The stage was the Commonwealth Telecommunications Organization’s 5th Connecting Rural Communities Africa forum in Accra, Ghana. Credit must go to the organizers for preparing an excellent agenda packed with interesting speakers, and yet the discussion points remained much the same. And most depressing of all was that, on the whole, administrators of universal-service funds could not point to KPIs showing the successful delivery of their universal-service targets, and although strides have been made in connecting rural and remote communities, little progress has been made on converting those connections into healthy adoption rates. Be it mobile telephony or broadband, the customer’s experience is still often poor, and the relevance and value of local content does not encourage mass usage.

And then from the wilderness came a presentation that enlivened the conference and for me changed the occasion. We were listening to something genuinely exciting: the story of the Esoko concept and how it has been able to help local farmers transform their businesses. The conference had finally come alive.

Funded partly by private entrepreneurs and partly by public money, the Esoko model is simple: It provides market-commodity information by SMS to users in Ghana, Nigeria, Mozambique, Burkina Faso, Mali, Ivory Coast, Madagascar and Sudan. The product empowers individuals to make better decisions on when and where to sell their goods. This empowerment means that a yam-tuber farmer in Salaga, northern Ghana, was able to use Esoko to compare prices offered in Accra with that of a local buyer. Using Esoko, the farmer discovered that, even after transportation costs, he could make a greater profit from his goods by selling them in the capital city, rather than the local town. This is a service that offers real value to remote communities.

There were other exciting stories to hear. Phase3 Telecom plans to use its fiber-optic backbone infrastructure to benefit the backhaul requirements of Nigerians and others in West Africa. The links between a higher bandwidth per capita and GDP improvement is clear, with recent studies from the World Bank suggesting that a ten-percentage-point increase in broadband penetration can equate to a 1.3 per cent rise in economic growth.
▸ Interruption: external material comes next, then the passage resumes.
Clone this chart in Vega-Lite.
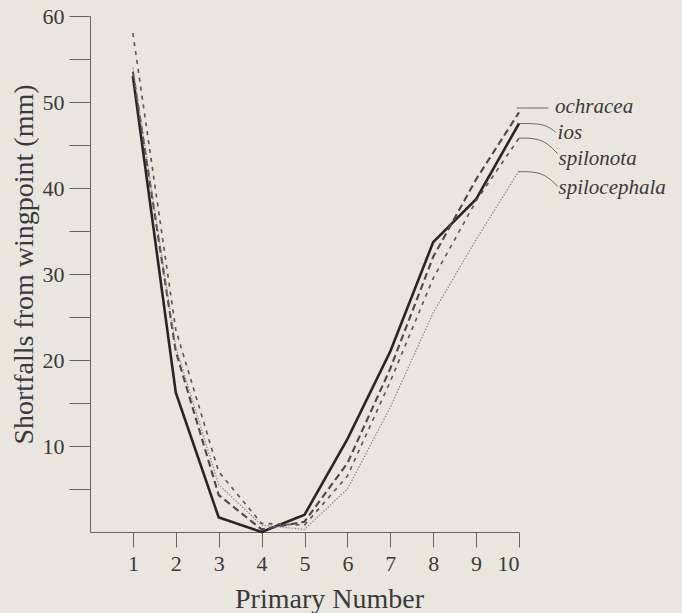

Phase3 plans to link its fiber-optic network in Nigeria to Benin, Togo, Ghana, Ivory Coast and Senegal, cutting down the cost of connectivity and making capacity available at more affordable pricing.
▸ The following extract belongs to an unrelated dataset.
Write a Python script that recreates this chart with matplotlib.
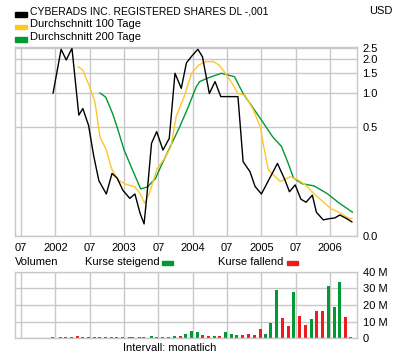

The innovation does not have to come from Africa to affect Africa. Another of the more enlightening solutions to meeting the challenges of connecting rural communities came from Sweden’s Flexenclosure and its E-site platform, which is already available in Kenya. A real barrier for operators in reaching out to rural areas is the scarcity of power, and E-site is a turnkey platform that is power efficient and designed to generate energy from renewable sources, such as wind and solar radiation. In addition to helping carriers make savings in opex, the platform also provides the opportunity for carriers to diversify revenues by actually distributing power to local communities.
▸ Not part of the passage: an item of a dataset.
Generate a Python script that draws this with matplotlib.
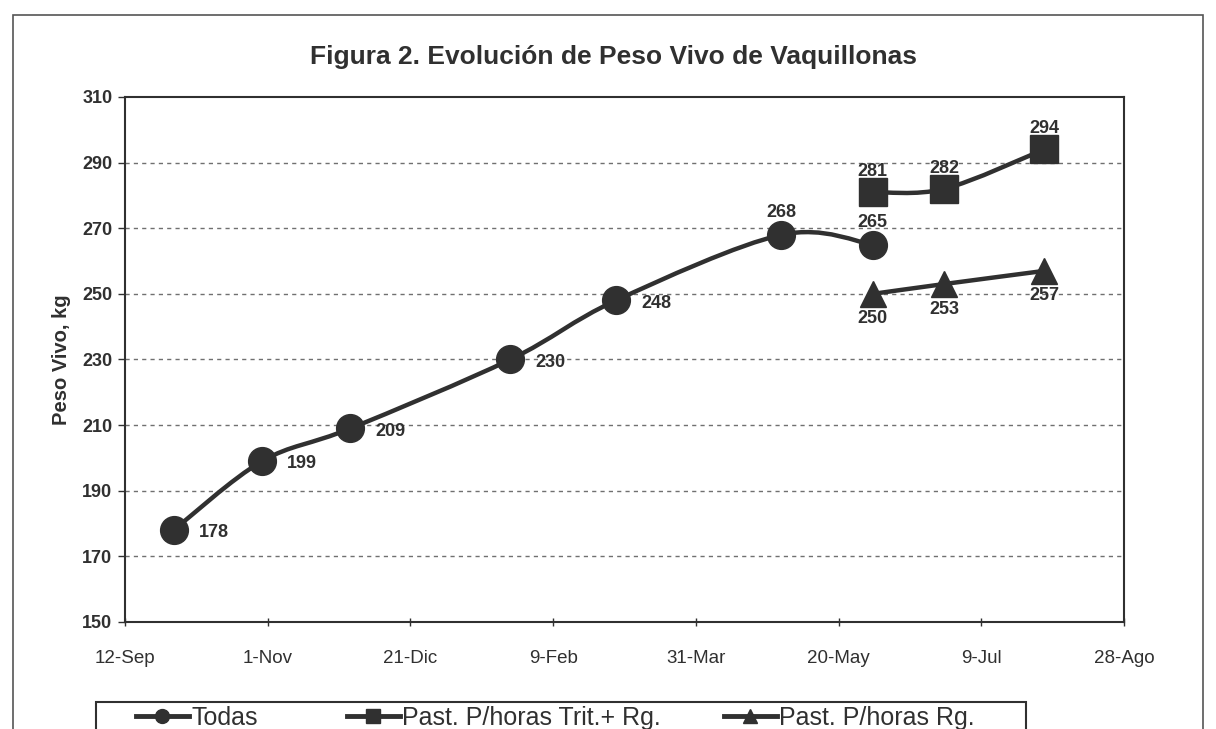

Examples such as these demonstrate that progress is being made in the drive to reach out to the more remote communities in Africa. And even though governments have set universal-service targets, the targets haven’t played much of a role in the progress that has been made. It is innovation and investment (albeit sometimes with the help of public funding) that will ensure a greater customer experience, which will, in turn, lead to the more rapid adoption of telecommunications services in rural areas.